The King of Marvin Gardens provides a final contrasting duo of male characters, played with gusto by Jack Nicholson and Bruce Dern. Nicholson is David Staebler and Dern is his brother Jason. Jacob Brackman’s screenplay distinguishes “businessman” and “artist” as two distinct modes of operation, and the drama between these brothers grows from that divide. Jason is an artistic personality who desperately wants to succeed in business, and David is a stable business type who wants to be an artist.
Both brothers are fabulists. David tells stories on the radio, and his creative non-fiction keeps the audience in a state of uncertainty and uneasy belief. His storytelling is a game that plays upon the listener’s notion of the truth. Jason also tells stories, but his game – his hustle – is of a much more dicey variety.
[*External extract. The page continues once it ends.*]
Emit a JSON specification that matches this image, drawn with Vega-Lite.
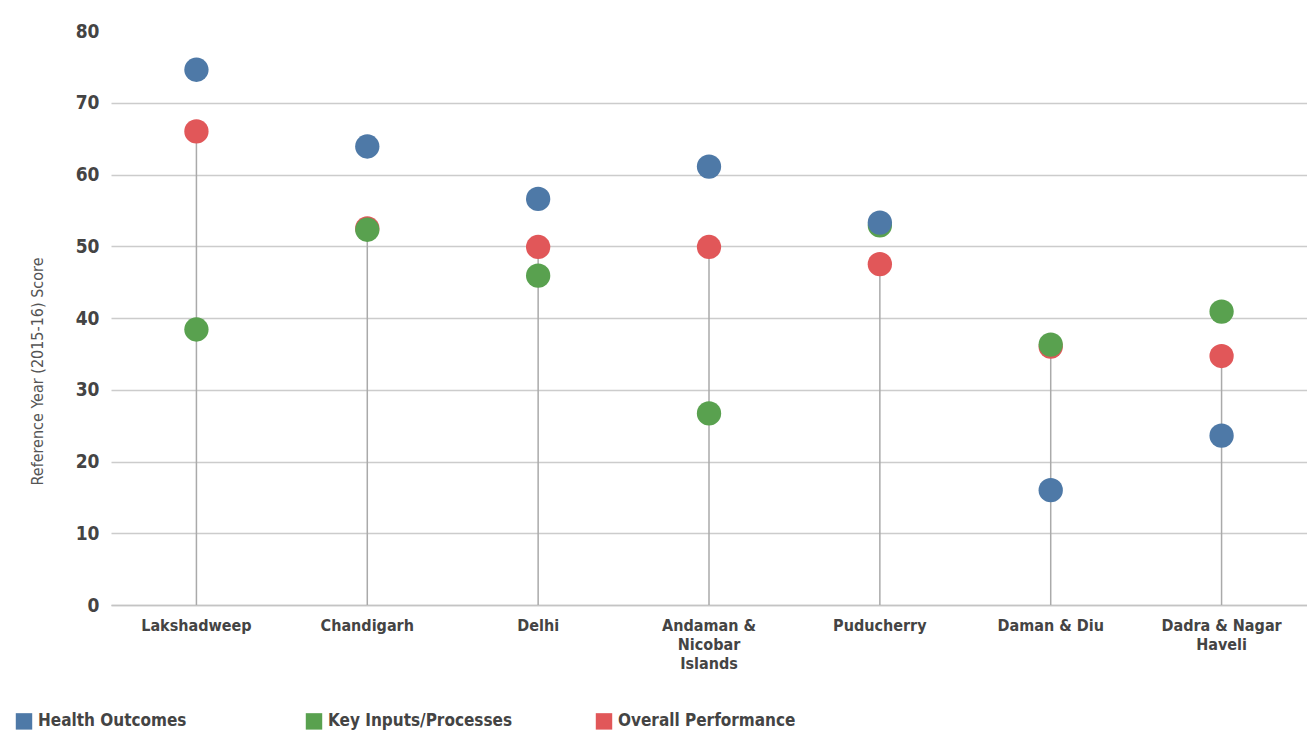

Jason lives in Atlantic City, where his pathway to fulfilling real estate dreams has landed him temporarily in jail. When David comes to Atlantic City to see Jason at jail, it is the beginning of what Jason calls their brotherly “renaissance” and later a “kingdom”.
Jason’s goal to open a casino in Hawaii is far-fetched, and David stays with him in Atlantic City to live out that fantasy for a little while in the company of two women: Sally (Burstyn) and her step-daughter/rival Jessica (Julia Anne Robinson). The endless role-playing between this foursome is entertaining, but there always seems to be some threat or danger around the corner: a real gun amongst the water pistols, a sharp pair of scissors in the cosmetic kit, and a couple of mysterious guys trailing the brothers’ every move.
It’s been said that The King of Marvin Gardens visually imagines Atlantic City as a Monopoly board game, and the script deals in risk-taking and rolls of the dice that propel some to success and others to failure. Distinguishing the film from others in the BBS set is its lack of faith in any traditional ideals that might remain. The realities of crime and business have extinguished the pursuit of an individual path. Youth is fleeting. The game is over.
The King of Marvin Gardens
The screenplay for The King of Marvin Gardens is not necessarily cinematic, and in fact the text would likely hold up very well as a stage play. Once again, however, Kovács’ work elevates a BBS production into cinematic art. His deep focus cinematography (essentially montage within the frame) enlivens the picture and turns the immobile camera into a virtue. This strategy is almost the exact opposite of Easy Rider’s freewheeling shooting technique, but it is the ideal choice for the film’s board game conceit. Exterior shots are filmed against the grey sky, and several interior shots use boldly colored hotel curtains as backdrops. Dern’s performance, in particular, benefits from the theatricality of such settings. Throughout, Rafelson and Kovács use creative geography to create convincing matches out of disparate locations – a technique Rafelson discusses in “Reflections of a Philosopher King”, a video interview included on the DVD.
America Lost and Found: The BBS Story could be called a time capsule, but that description seems restrictive. The social and artistic impulses that drive these films aren’t to be buried. More than four decades have passed since Head was released, yet the questions and expressions of these seven films share a lot with the existential and political issues of the present day. It would be overstating the films’ impact to suggest they contain all the answers for understanding America and its place in the world. Yet the act of taking in what they have to offer is a great way to reconnect to an ongoing conversation about the highs and lows of an exceptional country. America Lost and Found: The BBS Story makes a case for keeping the canvas wide and the road open.